The University of Vienna (German: Universität Wien) was founded in 1365 by Rudolph IV and hence named Alma mater Rudolphina. It is the second oldest German speaking university. The University of Prague was founded in 1348, the university of Heidelberg in 1386. To distinguish it from other Viennese universities it is also very often called Hauptuni ("main university"). With 63,000 students, it is the largest university in the German speaking world.
Nobel-prize winners who taught at the University of Vienna include Robert Bárány, Julius Wagner-Jauregg, Hans Fischer, Karl Landsteiner, Erwin Schrödinger, Victor Franz Hess, Otto Loewi, Konrad Lorenz and Friedrich Hayek.
The University of Vienna was the cradle of the Austrian School of economics. The founders of this school who studied here included Carl Menger, Eugen von Böhm-Bawerk, Friedrich von Wieser, Joseph Schumpeter, Ludwig von Mises and Friedrich Hayek.
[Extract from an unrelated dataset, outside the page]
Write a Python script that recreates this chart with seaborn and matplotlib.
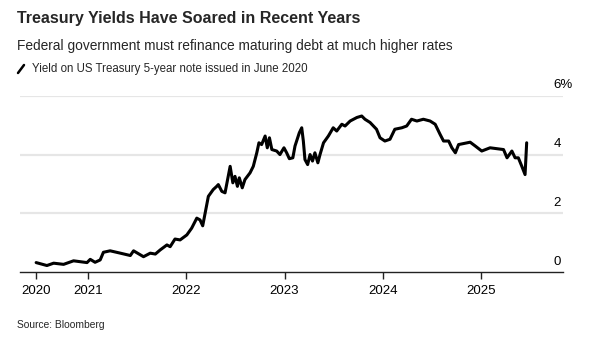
import matplotlib
matplotlib.use("Agg")
import matplotlib.pyplot as plt
from matplotlib.lines import Line2D
from matplotlib.transforms import ScaledTranslation
import seaborn as sns
import pandas as pd

dates = [
    "2020-06-22", "2020-08-01", "2020-08-26", "2020-10-02", "2020-11-08", "2020-12-28",
    "2021-01-09", "2021-01-27", "2021-02-15", "2021-02-27", "2021-03-24", "2021-05-01",
    "2021-06-07", "2021-06-19", "2021-07-26", "2021-08-20", "2021-09-08", "2021-09-26",
    "2021-10-21", "2021-11-02", "2021-11-20", "2021-12-09", "2022-01-03", "2022-01-21",
    "2022-02-09", "2022-02-21", "2022-03-03", "2022-03-24", "2022-04-11", "2022-04-24",
    "2022-04-30", "2022-05-13", "2022-05-25", "2022-06-13", "2022-06-23", "2022-07-01",
    "2022-07-10", "2022-07-17", "2022-07-28", "2022-08-07", "2022-08-26", "2022-09-07",
    "2022-09-20", "2022-09-28", "2022-10-08", "2022-10-21", "2022-10-29", "2022-11-06",
    "2022-11-15", "2022-12-03", "2022-12-15", "2022-12-30", "2023-01-09", "2023-01-19",
    "2023-02-01", "2023-02-09", "2023-02-25", "2023-03-06", "2023-03-12", "2023-03-18",
    "2023-03-28", "2023-04-06", "2023-04-15", "2023-04-24", "2023-05-05", "2023-05-13",
    "2023-05-26", "2023-06-13", "2023-07-01", "2023-07-14", "2023-08-02", "2023-08-14",
    "2023-09-02", "2023-09-27", "2023-10-15", "2023-10-27", "2023-11-15", "2023-12-09",
    "2023-12-22", "2024-01-09", "2024-01-28", "2024-02-15", "2024-03-12", "2024-03-30",
    "2024-04-17", "2024-05-07", "2024-05-31", "2024-06-25", "2024-07-14", "2024-08-01",
    "2024-08-14", "2024-09-02", "2024-09-14", "2024-09-27", "2024-10-09", "2024-11-21",
    "2024-12-10", "2025-01-03", "2025-02-03", "2025-03-25", "2025-04-07", "2025-04-25",
    "2025-05-07", "2025-05-19", "2025-06-01", "2025-06-13", "2025-06-19",
]
yields = [
    0.33, 0.23, 0.31, 0.27, 0.39, 0.33,
    0.44, 0.34, 0.42, 0.68, 0.73, 0.65,
    0.57, 0.73, 0.53, 0.65, 0.62, 0.76,
    0.93, 0.87, 1.13, 1.10, 1.27, 1.50,
    1.84, 1.78, 1.58, 2.58, 2.81, 2.92,
    2.98, 2.75, 2.70, 3.60, 3.04, 3.26,
    2.92, 3.21, 2.87, 3.15, 3.38, 3.60,
    4.06, 4.40, 4.34, 4.63, 4.23, 4.57,
    4.17, 4.12, 4.00, 4.23, 4.06, 3.86,
    3.89, 4.29, 4.74, 4.91, 4.46, 3.83,
    3.66, 4.00, 3.78, 4.06, 3.72, 4.00,
    4.40, 4.63, 4.91, 4.80, 5.03, 4.97,
    5.14, 5.26, 5.31, 5.20, 5.09, 4.86,
    4.57, 4.46, 4.52, 4.86, 4.91, 4.97,
    5.20, 5.14, 5.20, 5.14, 5.03, 4.69,
    4.46, 4.46, 4.23, 4.06, 4.34, 4.42,
    4.29, 4.12, 4.23, 4.17, 3.89, 4.12,
    3.89, 3.89, 3.60, 3.32, 4.40,
]
x_tick_dates = ["2020-06-22", "2021-01-01", "2022-01-01", "2023-01-01", "2024-01-01", "2025-01-01"]
x_tick_labels = ["2020", "2021", "2022", "2023", "2024", "2025"]
y_ticks = [0, 2, 4, 6]
y_tick_labels = ["0", "2", "4", "6%"]

title = "Treasury Yields Have Soared in Recent Years"
subtitle = "Federal government must refinance maturing debt at much higher rates"
legend_label = "Yield on US Treasury 5-year note issued in June 2020"
source = "Source: Bloomberg"

sns.set_theme(style="white")
plt.rcParams["font.family"] = ["Liberation Sans", "DejaVu Sans"]

df = pd.DataFrame({"date": pd.to_datetime(dates), "yield": yields})

fig = plt.figure(figsize=(6.0, 3.45), dpi=100)
ax = fig.add_axes([20 / 600, 1 - 272.3 / 345, (563 - 20) / 600, (272.3 - 95.7) / 345])

sns.lineplot(data=df, x="date", y="yield", ax=ax, color="black", linewidth=2.2, legend=False)

ax.set_xlim(pd.Timestamp("2020-04-23"), pd.Timestamp("2025-11-01"))
ax.set_ylim(0, 6)
ax.set_xlabel("")
ax.set_ylabel("")

for v in y_ticks[1:]:
    ax.axhline(v, color="#e6e6e6", linewidth=1.6, zorder=0)

for s in ["top", "left", "right"]:
    ax.spines[s].set_visible(False)
ax.spines["bottom"].set_color("#222222")
ax.spines["bottom"].set_linewidth(1.0)
ax.spines["bottom"].set_zorder(3)

ax.set_xticks(pd.to_datetime(x_tick_dates))
ax.set_xticklabels(x_tick_labels)
ax.tick_params(axis="x", length=5, width=1.0, color="#222222", labelsize=9.5,
               labelcolor="black", pad=4, bottom=True)

ax.yaxis.tick_right()
ax.set_yticks(y_ticks)
ax.set_yticklabels(y_tick_labels)
ax.tick_params(axis="y", length=0, pad=-7, labelsize=9.5, labelcolor="black")
shift = ScaledTranslation(0, 0.045, fig.dpi_scale_trans)
for lab in ax.get_yticklabels():
    lab.set_verticalalignment("bottom")
    lab.set_horizontalalignment("left")
    lab.set_transform(lab.get_transform() + shift)

fig.text(17 / 600, 1 - 19 / 345, title, fontsize=11.5, fontweight="bold", va="center", ha="left")
fig.text(17 / 600, 1 - 46 / 345, subtitle, fontsize=9.9, va="center", ha="left")
fig.add_artist(Line2D([18 / 600, 24 / 600], [1 - 73 / 345, 1 - 65 / 345], color="black",
                      linewidth=1.8, transform=fig.transFigure))
fig.text(32 / 600, 1 - 69 / 345, legend_label, fontsize=8.3, va="center", ha="left")
fig.text(17 / 600, 1 - 325 / 345, source, fontsize=7.4, va="center", ha="left")

fig.savefig("out.png", dpi=100)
Organizational Structure: History and Present Developments
The University of Vienna (as all universities and academies in Austria) featured an innovative system of democratic representation. Power inside the university was shared equally among the three pressure groups: students (the largest), junior faculty and full professors. All groups had the right to send representatives to boards that then took votes on almost all issues. While guaranteeing that all groups had equal chances to bring up changes in the university, some argue that it led to corruption, especially in the nomination of people into prestigious positions.
The present government of Wolfgang Schüssel enacted a reform of the university system in Austria, leading to a concentration of power with the full professors, the introduction of a board of governors (with a government majority in electing it) and tuition fees (currently €387/semester). Another element of these harshly criticised reforms was the creation of separate medical universities out of the Austrian medical schools, one of them being the Medical University of Vienna -- in the traditional sense, the University of Vienna is therefore not any longer a full university.